June 15, 2023:
Patrick Deneen hates liberals. But liberals don’t hate him back.
A political theorist at Notre Dame, his 2018 book How Liberalism Failed became a surprising phenomenon among liberal elites. Despite some flaws, including a tendency toward straw-manning liberal thinkers and an allergy to empirical evidence, the book presented a thought-provoking critique of our governing philosophy from the radical right. It was a kind of Trump-adjacent conservatism liberals could engage with; Barack Obama put Why Liberalism Failed on his 2018 list of favorite books.
Last week, Deneen came out with a sequel of sorts: Regime Change, a book promising not only criticism of liberalism but a blueprint for what a “postliberal order” might look like and how America can get there. It’s a promising idea: Attacks on philosophical liberalism are common on the intellectual right nowadays, but concrete attempts to sketch what might replace a regime founded on democracy and individual rights are conspicuously absent.
Regime Change fails to deliver on this promise. All of Why Liberalism Failed’s flaws are on display in the follow-up, but in ways even more damaging to the argument. What is arguably the book’s most important claim — that liberalism is beset by an insuperable tension between a conservative mass public and an insular liberal elite — is never established with a single empirical study or even a simple piece of polling data.

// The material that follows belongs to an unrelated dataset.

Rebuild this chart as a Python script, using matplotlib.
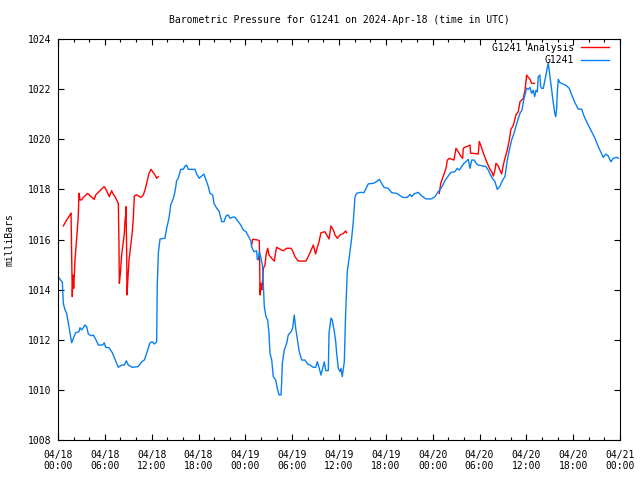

The titular “regime change” similarly proves to be paper-thin. Instead of revolution and a new system of government, Deneen merely proposes replacing liberal elites with more conservative ones. And his means for doing so are mostly quotidian: policies like a universal national service program that would effectively pose little threat to existing elites.
For the most part, Deneen’s book isn’t interesting enough to be dangerous.
But the book’s failures do not render it entirely without value. It tells us something important about the intellectual right and even the culture war more broadly.
In its central conceit that America would be saved if more people in power thought like Patrick Deneen, Regime Change reveals just how much certain aspects of the culture war are really struggles between competing elites and how little relevance they have for the actual problems ordinary Americans face.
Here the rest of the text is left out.